Hope something here will be useful for you.
Jessica
October 11 | High Priestess | Refuse closure
The more confused I am about the legitimacy of my pain, the more dogged I seek after meaning. As professor Saidiya Hartman has written, “The loss of stories sharpens the hunger for them. So it is tempting to fill in the gaps and to provide closure where there is none.”1 Gaps in knowledge are also an invitation. Sometimes what’s difficult to name has been intentionally obscured. Then, the details we do have are more of a “register of our encounters with power”2 than anything. For Hartman, dwelling in the gaps, resisting the urge to fill them, and refusing closure are crucial to the task of finding ways to say what “resists being said.”
October 12 | Five of Cups | Raw pain is a thing that’s worth seeing
There’s no better place to study denial than from a place of deep pain. You will see, feel, and learn what it looks like, what’s at stake, and the lengths others will go to maintain it. When pain has been deprived of an adequate witness, Saidiya Hartman writes that there’s often a temptation “to create a space for mourning where it is prohibited.”3 If you have an urge to mourn in a space that prefers you would not, remember that your urge is sacred. Though it’s sometimes hard to see what’s happened with clarity when you’re hurting, facts are sometimes besides the point. Raw pain is a thing that’s worth seeing.
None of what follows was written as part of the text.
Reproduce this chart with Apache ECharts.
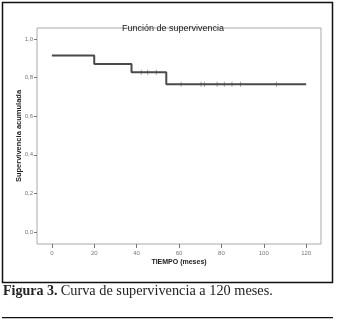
<!DOCTYPE html>
<html>
<head>
<meta charset="utf-8">
<script src="https://cdn.jsdelivr.net/npm/echarts@6/dist/echarts.min.js"></script>
<style>
html, body { margin: 0; padding: 0; background: #fff; }
#chart { width: 338px; height: 324px; }
</style>
</head>
<body>
<div id="chart"></div>
<script>
// Kaplan-Meier step points: [month, cumulative survival]
const stepMonths = [0, 20, 37.6, 54, 120];
const stepSurvival = [0.914, 0.871, 0.828, 0.766, 0.766];

// Censored observations (months) and the survival level they sit on
const censorMonths = [42.2, 45.2, 49.3, 61, 70.4, 72, 78, 81.4, 85, 89, 106];
const censorSurvival = [0.828, 0.828, 0.828, 0.766, 0.766, 0.766, 0.766, 0.766, 0.766, 0.766, 0.766];

// Axis ticks
const xTicks = [0, 20, 40, 60, 80, 100, 120];
const yTicks = [0, 0.2, 0.4, 0.6, 0.8, 1.0];

const stepData = stepMonths.map((m, i) => [m, stepSurvival[i]]);
const censorData = censorMonths.map((m, i) => [m, censorSurvival[i]]);

const chart = echarts.init(document.getElementById('chart'), null, { renderer: 'canvas' });

const tickLabel = { color: '#777', fontSize: 6, fontFamily: 'Liberation Sans' };

chart.setOption({
  animation: false,
  backgroundColor: '#fff',
  title: {
    text: 'Función de supervivencia',
    left: 168, top: 19, textAlign: 'center',
    textStyle: { fontSize: 9, fontWeight: 'normal', color: '#222', fontFamily: 'Liberation Sans' }
  },
  grid: {
    left: 37, top: 28, width: 284, height: 216,
    show: true, borderColor: '#aaa', borderWidth: 1, backgroundColor: 'transparent'
  },
  xAxis: {
    type: 'value', min: -7, max: 127,
    name: 'TIEMPO (meses)', nameLocation: 'middle', nameGap: 15, nameMoveOverlap: false,
    nameTextStyle: { fontSize: 7, fontWeight: 'bold', color: '#222', fontFamily: 'Liberation Sans' },
    axisLine: { show: false, onZero: false },
    splitLine: { show: false },
    axisTick: { show: true, length: 4, inside: false, customValues: xTicks, lineStyle: { color: '#777' } },
    axisLabel: Object.assign({ customValues: xTicks, margin: 6 }, tickLabel)
  },
  yAxis: {
    type: 'value', min: -0.062, max: 1.057,
    name: 'Supervivencia acumulada', nameLocation: 'middle', nameGap: 14, nameRotate: 90, nameMoveOverlap: false,
    nameTextStyle: { fontSize: 7.5, fontWeight: 'bold', color: '#222', fontFamily: 'Liberation Sans' },
    axisLine: { show: false, onZero: false },
    splitLine: { show: false },
    axisTick: { show: true, length: 3, inside: false, customValues: yTicks, lineStyle: { color: '#777' } },
    axisLabel: Object.assign({
      customValues: yTicks, margin: 4,
      formatter: v => v.toFixed(1).replace('.', ',')
    }, tickLabel)
  },
  series: [
    {
      type: 'line', step: 'end', data: stepData, symbol: 'none',
      lineStyle: { color: '#4a4a4a', width: 2 }
    },
    {
      type: 'scatter', data: censorData, symbol: 'rect', symbolSize: [1, 5],
      itemStyle: { color: '#888' }
    }
  ],
  graphic: [
    {
      type: 'rect', silent: true,
      shape: { x: 2.5, y: 2.5, width: 330, height: 280 },
      style: { fill: 'none', stroke: '#111', lineWidth: 1.5 }
    },
    {
      type: 'text', silent: true, left: 3, top: 284,
      style: {
        text: '{b|Figura 3.} {r|Curva de supervivencia a 120 meses.}',
        rich: {
          b: { fontFamily: 'Liberation Sans Narrow', fontWeight: 'bold', fontSize: 14, fill: '#222' },
          r: { fontFamily: 'Liberation Serif', fontSize: 14.3, fill: '#222' }
        }
      }
    },
    {
      type: 'rect', silent: true,
      shape: { x: 2, y: 317, width: 331, height: 1.2 },
      style: { fill: '#111' }
    }
  ]
});
</script>
</body>
</html>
October 13 | Seven of Swords | Lying’s antithetical to love
In All About Love, author bell hooks writes about how we’re conditioned to lie. Some lie to maintain power, others to perform powerlessness. But lying’s antithetical to love. Telling the truth is a political leaning. It jeopardizes the cultural imperative to hide, conceal, and deny in allegiance to a status quo. Consider denial, again. Have you ever accepted emotional entanglement or even care, when what you yearned for was love? Have you settled for affection or good looks or validation from family when what you really sought was someone who’d go out of the way for your growth? Have you ever lied and said “I want this?”